**Set problem**. Lift out, unaltered, the lines of the material below between the line holding "Rebuild this chart" and the line holding "p.ygrid.visible = False", counting both.

**Supplied records**.
--- begin ---

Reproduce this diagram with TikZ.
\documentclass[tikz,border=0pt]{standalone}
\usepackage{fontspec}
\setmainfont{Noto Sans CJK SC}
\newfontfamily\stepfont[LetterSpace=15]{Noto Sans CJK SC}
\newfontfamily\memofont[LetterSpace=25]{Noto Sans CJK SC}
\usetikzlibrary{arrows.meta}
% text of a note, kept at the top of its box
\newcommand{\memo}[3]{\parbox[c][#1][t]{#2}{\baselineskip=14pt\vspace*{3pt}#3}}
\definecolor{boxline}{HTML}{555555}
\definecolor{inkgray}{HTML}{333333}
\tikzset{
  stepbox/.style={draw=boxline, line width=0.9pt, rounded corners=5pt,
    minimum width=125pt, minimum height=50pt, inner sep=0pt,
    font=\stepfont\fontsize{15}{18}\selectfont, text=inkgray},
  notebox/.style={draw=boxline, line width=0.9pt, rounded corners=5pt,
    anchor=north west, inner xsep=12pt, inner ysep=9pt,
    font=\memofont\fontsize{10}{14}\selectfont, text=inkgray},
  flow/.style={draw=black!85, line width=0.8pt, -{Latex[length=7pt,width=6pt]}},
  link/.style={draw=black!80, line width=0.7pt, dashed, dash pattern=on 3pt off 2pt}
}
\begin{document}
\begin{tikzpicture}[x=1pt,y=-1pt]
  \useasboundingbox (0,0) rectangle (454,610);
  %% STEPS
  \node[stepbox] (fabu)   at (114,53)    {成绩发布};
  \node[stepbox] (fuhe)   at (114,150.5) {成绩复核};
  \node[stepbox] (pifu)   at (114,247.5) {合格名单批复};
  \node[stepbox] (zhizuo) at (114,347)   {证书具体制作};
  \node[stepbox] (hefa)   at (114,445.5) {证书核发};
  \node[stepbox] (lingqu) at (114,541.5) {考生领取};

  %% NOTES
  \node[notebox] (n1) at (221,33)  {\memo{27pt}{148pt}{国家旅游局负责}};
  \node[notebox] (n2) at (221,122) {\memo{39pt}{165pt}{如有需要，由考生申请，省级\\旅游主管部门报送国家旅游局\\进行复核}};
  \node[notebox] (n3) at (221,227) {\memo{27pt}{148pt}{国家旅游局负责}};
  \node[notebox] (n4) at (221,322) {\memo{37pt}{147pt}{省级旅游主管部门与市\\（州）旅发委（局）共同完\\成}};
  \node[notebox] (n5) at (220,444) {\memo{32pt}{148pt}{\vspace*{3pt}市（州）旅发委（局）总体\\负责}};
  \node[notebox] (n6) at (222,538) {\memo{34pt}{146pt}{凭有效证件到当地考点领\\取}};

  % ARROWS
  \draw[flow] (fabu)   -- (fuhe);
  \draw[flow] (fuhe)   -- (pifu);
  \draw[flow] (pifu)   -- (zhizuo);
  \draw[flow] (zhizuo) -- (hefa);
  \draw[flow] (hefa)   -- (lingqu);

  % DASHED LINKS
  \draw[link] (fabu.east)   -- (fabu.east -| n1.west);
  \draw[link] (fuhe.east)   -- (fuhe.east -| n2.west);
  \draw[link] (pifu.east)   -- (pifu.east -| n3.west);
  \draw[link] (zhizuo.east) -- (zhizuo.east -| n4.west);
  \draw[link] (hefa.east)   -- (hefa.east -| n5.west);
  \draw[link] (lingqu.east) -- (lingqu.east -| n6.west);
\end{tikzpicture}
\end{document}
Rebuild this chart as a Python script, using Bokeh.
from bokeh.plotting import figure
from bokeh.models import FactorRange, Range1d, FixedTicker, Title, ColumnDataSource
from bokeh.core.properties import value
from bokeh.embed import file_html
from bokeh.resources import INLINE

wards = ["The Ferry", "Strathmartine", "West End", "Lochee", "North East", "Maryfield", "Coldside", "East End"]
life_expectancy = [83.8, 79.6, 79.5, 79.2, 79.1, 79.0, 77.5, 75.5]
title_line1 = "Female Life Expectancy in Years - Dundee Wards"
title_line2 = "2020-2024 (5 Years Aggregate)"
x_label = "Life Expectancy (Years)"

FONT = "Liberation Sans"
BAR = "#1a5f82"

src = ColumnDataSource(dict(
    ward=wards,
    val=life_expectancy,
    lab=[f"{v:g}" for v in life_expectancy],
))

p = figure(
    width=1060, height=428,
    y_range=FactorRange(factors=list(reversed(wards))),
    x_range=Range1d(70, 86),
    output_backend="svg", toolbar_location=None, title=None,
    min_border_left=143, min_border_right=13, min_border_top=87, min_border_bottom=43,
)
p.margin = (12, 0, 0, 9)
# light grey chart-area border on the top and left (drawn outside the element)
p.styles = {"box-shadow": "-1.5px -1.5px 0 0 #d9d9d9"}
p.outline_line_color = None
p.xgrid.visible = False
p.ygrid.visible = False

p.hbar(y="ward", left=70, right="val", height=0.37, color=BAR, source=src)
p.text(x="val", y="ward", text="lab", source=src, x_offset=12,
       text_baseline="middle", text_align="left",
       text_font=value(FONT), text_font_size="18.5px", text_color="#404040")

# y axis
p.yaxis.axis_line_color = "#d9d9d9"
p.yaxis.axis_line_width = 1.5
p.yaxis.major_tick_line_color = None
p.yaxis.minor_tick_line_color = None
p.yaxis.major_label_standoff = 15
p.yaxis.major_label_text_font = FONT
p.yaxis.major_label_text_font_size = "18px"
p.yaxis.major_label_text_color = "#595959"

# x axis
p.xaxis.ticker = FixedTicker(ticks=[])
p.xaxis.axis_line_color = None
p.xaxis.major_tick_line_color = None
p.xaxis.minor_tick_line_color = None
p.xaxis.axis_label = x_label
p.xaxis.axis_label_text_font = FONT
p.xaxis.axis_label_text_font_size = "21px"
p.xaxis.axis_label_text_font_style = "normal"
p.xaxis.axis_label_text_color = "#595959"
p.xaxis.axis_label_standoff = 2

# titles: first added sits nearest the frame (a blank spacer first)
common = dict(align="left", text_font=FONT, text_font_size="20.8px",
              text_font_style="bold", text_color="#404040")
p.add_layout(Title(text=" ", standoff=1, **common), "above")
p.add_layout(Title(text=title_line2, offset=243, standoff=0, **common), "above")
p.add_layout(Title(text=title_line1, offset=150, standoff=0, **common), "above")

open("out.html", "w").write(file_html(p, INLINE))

--- end ---

**Output for this exercise**.
Rebuild this chart as a Python script, using Bokeh.
from bokeh.plotting import figure
from bokeh.models import FactorRange, Range1d, FixedTicker, Title, ColumnDataSource
from bokeh.core.properties import value
from bokeh.embed import file_html
from bokeh.resources import INLINE

wards = ["The Ferry", "Strathmartine", "West End", "Lochee", "North East", "Maryfield", "Coldside", "East End"]
life_expectancy = [83.8, 79.6, 79.5, 79.2, 79.1, 79.0, 77.5, 75.5]
title_line1 = "Female Life Expectancy in Years - Dundee Wards"
title_line2 = "2020-2024 (5 Years Aggregate)"
x_label = "Life Expectancy (Years)"

FONT = "Liberation Sans"
BAR = "#1a5f82"

src = ColumnDataSource(dict(
    ward=wards,
    val=life_expectancy,
    lab=[f"{v:g}" for v in life_expectancy],
))

p = figure(
    width=1060, height=428,
    y_range=FactorRange(factors=list(reversed(wards))),
    x_range=Range1d(70, 86),
    output_backend="svg", toolbar_location=None, title=None,
    min_border_left=143, min_border_right=13, min_border_top=87, min_border_bottom=43,
)
p.margin = (12, 0, 0, 9)
# light grey chart-area border on the top and left (drawn outside the element)
p.styles = {"box-shadow": "-1.5px -1.5px 0 0 #d9d9d9"}
p.outline_line_color = None
p.xgrid.visible = False
p.ygrid.visible = False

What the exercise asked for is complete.